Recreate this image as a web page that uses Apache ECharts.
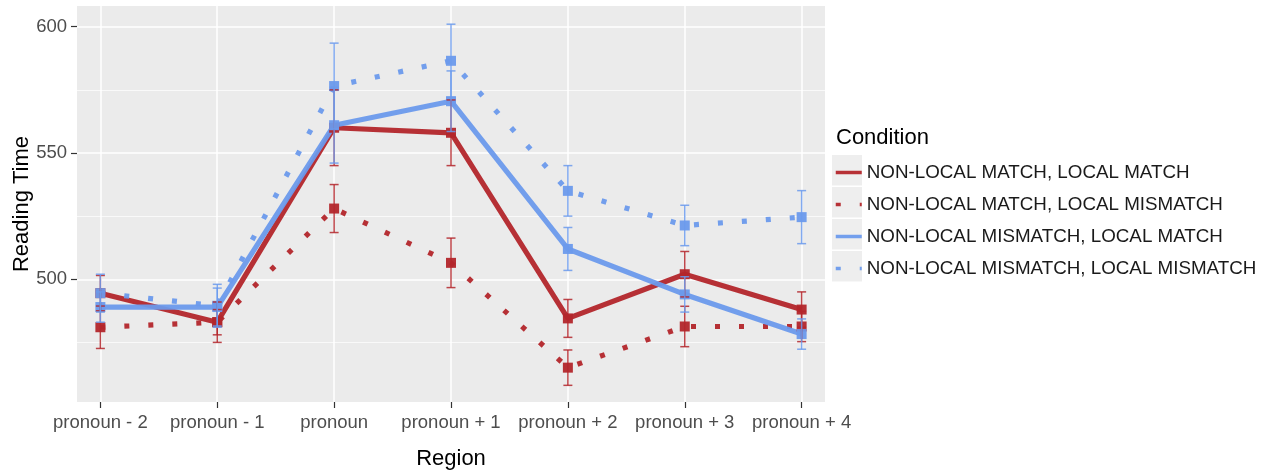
____________
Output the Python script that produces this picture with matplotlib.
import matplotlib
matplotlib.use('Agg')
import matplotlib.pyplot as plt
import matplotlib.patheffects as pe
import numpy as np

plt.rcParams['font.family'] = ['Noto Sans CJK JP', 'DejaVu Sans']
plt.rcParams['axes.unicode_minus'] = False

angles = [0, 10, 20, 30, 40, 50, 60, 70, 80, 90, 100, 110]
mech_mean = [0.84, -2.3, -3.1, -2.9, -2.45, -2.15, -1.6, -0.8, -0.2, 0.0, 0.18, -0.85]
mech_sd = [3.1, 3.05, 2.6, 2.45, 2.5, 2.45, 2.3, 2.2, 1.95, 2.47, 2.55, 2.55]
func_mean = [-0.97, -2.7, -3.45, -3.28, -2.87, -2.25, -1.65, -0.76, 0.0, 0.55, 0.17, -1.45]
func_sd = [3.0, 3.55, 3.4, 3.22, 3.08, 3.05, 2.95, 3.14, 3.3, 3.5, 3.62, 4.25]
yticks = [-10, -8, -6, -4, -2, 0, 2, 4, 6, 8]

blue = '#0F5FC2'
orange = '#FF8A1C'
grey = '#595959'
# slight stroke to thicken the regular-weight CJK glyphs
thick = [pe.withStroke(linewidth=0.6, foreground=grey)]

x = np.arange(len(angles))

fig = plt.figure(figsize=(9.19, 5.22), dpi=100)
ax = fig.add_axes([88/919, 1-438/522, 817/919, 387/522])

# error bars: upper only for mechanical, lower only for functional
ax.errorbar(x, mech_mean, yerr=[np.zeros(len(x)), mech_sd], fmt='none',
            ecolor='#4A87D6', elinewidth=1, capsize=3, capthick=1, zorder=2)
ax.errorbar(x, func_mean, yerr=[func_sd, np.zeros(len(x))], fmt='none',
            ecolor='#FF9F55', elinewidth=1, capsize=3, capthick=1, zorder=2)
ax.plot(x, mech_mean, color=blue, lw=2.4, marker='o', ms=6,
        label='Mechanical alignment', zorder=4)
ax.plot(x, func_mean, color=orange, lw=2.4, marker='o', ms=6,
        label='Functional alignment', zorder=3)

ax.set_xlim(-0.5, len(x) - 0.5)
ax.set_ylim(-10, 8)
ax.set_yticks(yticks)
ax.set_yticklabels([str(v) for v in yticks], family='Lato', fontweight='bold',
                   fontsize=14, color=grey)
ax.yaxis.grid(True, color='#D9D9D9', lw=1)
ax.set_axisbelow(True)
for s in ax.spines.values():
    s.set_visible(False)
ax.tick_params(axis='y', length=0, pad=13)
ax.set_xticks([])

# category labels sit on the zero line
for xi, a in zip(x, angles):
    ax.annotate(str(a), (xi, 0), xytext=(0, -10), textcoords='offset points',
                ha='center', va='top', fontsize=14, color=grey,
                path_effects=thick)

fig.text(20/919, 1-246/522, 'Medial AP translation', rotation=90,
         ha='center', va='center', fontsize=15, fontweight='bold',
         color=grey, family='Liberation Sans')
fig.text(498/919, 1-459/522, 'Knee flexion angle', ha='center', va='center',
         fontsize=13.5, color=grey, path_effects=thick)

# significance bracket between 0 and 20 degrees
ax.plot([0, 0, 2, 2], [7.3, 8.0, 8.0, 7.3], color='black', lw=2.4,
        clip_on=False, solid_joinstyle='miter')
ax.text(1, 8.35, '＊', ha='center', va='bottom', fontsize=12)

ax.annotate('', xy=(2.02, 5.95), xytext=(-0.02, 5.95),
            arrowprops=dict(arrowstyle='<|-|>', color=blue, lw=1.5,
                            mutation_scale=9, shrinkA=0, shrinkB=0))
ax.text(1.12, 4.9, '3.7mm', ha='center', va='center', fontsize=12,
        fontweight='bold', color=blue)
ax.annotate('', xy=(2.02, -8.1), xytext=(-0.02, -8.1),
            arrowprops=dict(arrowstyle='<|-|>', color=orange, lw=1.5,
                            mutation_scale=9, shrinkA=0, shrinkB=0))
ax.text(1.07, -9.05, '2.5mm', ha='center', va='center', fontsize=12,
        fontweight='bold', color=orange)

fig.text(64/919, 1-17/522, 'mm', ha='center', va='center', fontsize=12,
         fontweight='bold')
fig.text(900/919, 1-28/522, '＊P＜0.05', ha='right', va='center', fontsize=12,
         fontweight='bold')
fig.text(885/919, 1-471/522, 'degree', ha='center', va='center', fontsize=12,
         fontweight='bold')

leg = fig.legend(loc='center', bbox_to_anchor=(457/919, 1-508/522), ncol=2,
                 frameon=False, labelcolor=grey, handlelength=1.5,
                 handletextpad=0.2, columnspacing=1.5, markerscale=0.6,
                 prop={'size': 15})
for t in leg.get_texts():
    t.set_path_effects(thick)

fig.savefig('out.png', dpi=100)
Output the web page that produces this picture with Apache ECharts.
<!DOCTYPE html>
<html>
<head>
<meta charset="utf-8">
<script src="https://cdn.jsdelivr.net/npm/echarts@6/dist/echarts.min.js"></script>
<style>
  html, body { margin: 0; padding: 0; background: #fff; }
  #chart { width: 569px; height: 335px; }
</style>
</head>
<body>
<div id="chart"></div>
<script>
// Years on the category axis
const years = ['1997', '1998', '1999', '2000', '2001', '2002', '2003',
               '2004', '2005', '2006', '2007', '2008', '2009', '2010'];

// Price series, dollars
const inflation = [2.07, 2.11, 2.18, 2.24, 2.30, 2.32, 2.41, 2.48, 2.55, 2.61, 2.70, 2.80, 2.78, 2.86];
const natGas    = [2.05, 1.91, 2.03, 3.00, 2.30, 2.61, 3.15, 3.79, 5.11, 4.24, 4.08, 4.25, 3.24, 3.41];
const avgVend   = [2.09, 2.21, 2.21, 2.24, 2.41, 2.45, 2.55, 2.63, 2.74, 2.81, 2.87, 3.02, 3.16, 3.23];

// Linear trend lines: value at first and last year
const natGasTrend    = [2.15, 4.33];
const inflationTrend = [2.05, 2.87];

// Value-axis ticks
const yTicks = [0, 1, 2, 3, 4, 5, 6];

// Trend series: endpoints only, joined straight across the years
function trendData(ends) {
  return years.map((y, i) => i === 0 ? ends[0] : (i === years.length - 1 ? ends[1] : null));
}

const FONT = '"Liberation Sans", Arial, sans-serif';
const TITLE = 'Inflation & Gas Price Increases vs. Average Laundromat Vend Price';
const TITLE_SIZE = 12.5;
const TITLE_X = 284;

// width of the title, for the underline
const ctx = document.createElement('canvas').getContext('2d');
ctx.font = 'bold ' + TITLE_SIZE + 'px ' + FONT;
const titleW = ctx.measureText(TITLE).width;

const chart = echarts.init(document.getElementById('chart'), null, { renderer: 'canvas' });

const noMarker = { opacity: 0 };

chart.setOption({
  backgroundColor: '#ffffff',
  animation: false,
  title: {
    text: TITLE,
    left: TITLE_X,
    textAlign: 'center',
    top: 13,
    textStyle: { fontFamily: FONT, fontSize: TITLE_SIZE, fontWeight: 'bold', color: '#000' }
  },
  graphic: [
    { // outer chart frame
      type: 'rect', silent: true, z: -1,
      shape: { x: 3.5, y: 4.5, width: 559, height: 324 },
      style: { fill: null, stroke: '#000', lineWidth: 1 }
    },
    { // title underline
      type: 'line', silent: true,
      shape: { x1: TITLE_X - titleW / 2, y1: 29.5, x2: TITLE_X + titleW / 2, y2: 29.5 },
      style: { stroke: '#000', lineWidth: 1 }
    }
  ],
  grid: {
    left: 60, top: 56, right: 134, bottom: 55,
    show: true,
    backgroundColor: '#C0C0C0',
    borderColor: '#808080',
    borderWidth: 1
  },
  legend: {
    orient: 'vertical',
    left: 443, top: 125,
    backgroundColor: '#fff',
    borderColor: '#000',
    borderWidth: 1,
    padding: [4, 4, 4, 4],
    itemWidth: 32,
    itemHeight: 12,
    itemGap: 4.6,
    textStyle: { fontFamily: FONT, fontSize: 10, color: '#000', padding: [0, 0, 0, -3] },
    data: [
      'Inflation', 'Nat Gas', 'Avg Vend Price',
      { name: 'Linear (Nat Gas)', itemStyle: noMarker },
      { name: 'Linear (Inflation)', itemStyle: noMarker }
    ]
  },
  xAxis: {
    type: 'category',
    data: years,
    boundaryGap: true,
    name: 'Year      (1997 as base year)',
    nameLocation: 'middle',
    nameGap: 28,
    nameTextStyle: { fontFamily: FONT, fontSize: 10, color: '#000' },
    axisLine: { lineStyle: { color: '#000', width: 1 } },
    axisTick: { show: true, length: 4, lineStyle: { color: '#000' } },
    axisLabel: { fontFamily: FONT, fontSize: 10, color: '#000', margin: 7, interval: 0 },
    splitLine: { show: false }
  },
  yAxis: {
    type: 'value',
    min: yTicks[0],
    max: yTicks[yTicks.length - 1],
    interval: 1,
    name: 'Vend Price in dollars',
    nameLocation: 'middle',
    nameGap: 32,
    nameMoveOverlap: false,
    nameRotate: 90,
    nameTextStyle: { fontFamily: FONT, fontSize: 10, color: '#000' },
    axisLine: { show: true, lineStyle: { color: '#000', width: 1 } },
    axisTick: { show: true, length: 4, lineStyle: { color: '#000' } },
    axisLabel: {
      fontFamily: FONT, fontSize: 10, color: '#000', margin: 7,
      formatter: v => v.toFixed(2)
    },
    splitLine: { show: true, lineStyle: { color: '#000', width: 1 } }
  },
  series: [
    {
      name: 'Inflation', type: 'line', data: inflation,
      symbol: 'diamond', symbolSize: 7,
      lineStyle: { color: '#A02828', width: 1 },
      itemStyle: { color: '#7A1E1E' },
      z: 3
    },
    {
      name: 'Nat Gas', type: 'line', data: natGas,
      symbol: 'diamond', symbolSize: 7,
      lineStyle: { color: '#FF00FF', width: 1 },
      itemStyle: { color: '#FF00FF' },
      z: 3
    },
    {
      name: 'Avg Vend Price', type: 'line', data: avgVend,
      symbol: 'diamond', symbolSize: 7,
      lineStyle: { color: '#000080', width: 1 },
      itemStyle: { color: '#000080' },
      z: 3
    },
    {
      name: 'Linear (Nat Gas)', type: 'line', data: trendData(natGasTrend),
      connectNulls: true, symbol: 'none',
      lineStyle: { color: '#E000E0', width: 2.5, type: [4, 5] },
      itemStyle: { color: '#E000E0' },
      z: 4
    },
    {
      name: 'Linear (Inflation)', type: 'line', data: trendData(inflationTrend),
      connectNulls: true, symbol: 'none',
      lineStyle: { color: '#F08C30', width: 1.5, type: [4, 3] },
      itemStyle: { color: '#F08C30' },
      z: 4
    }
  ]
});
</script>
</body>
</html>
____________
- _Problem description_: Begin at the line that has "Output the Python"; stop after the line that has "yticks = [-10, -8, -6, -4, -2, 0, 2, 4, 6, 8]". Copy every line in that span exactly.

- _Task output_:
Output the Python script that produces this picture with matplotlib.
import matplotlib
matplotlib.use('Agg')
import matplotlib.pyplot as plt
import matplotlib.patheffects as pe
import numpy as np

plt.rcParams['font.family'] = ['Noto Sans CJK JP', 'DejaVu Sans']
plt.rcParams['axes.unicode_minus'] = False

angles = [0, 10, 20, 30, 40, 50, 60, 70, 80, 90, 100, 110]
mech_mean = [0.84, -2.3, -3.1, -2.9, -2.45, -2.15, -1.6, -0.8, -0.2, 0.0, 0.18, -0.85]
mech_sd = [3.1, 3.05, 2.6, 2.45, 2.5, 2.45, 2.3, 2.2, 1.95, 2.47, 2.55, 2.55]
func_mean = [-0.97, -2.7, -3.45, -3.28, -2.87, -2.25, -1.65, -0.76, 0.0, 0.55, 0.17, -1.45]
func_sd = [3.0, 3.55, 3.4, 3.22, 3.08, 3.05, 2.95, 3.14, 3.3, 3.5, 3.62, 4.25]
yticks = [-10, -8, -6, -4, -2, 0, 2, 4, 6, 8]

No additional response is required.